I use a 2 series cell lithium poly battery that is probably around 850mah and it works fine for software development for several days between charges, however if I start running a stepper motor or servos it has to be charged much more often.


so what the Ma range to power the Arduino. I don’t know much about Ma so just wondering. I need to look up that kind of stuff. Thanks for your help.

One thing to be aware of is that you have said the batteries were however many “ma”.
But they aren’t!
The battery ratings are in “mah”. As discussed by retrolefty above.
Milli-amps (‘ma’, 1/1000ths of an amp) are a measure of current flow rate.
Milli-amp-hours (‘mah’) are a measure of capacity (flow rate times time).
The difference matters!

If it helps, think of capacity as water capacity, voltage as water pressure, and current as the water flow rate (like gallons per hour or litres per second).

You know that the Arduino wants a bit more than 5 volts to its battery connector.
If you were to hook up six AA’s (in series) you’d get about the right voltage for the Arduino, and about the same voltage as you’d get from hooking up six AAA’s in series.
But the capacity (mah) numbers you give for your batteries suggest that the Arduino would run for about 3 times as long on your AA’s (before the batteries went flat) than on your AAA’s and four times longer than it would run from your ‘9.6volt’ .

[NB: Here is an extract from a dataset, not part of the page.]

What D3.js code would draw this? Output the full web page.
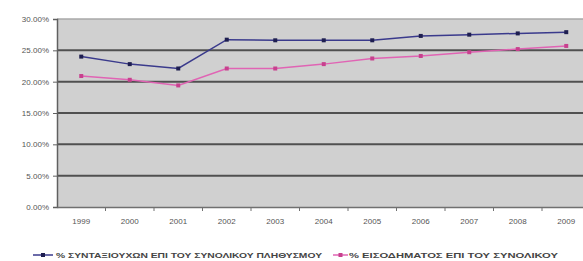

The actual current (“ma”) demand from your Arduino (and project) can vary widely, depending on what you are doing and what all you are powering.

A mains “usb charger” (like an iPod charger as one example) usually seems to work well for power away from the computer, if you don’t mind being tethered to the mains.

that_chap gave some good information, but I’ll throw in a small point that may help change newcomer’s understanding: a power source doesn’t “push” the current through the device, the device “demands” current when it connects between two terminals with sufficient voltage.

So if you see an AC/DC adapter that says 500mA, it can support the demands of any device up to 500mA. It’s okay to use a 20mA device on that adapter, assuming the voltage/polarity/plugsize are compatible.

What’s the bare minimum voltage that arduino needs? I have a 7.2v battery that I’m hoping I can power it from so I don’t have to use 2 different batteries (one for arduino, one for everything else).

it depends on what board you’re using; go here: http://arduino.cc/en/Main/Hardware

then select your board that you have, and in the summary section they have recommended voltage inputs and the absolute limits of voltage inputs. (i ended up just using a 9V for my project, worked fine.)

Oh, I didn’t realize that was on the specs page. So I should be good without a separate battery. good to know.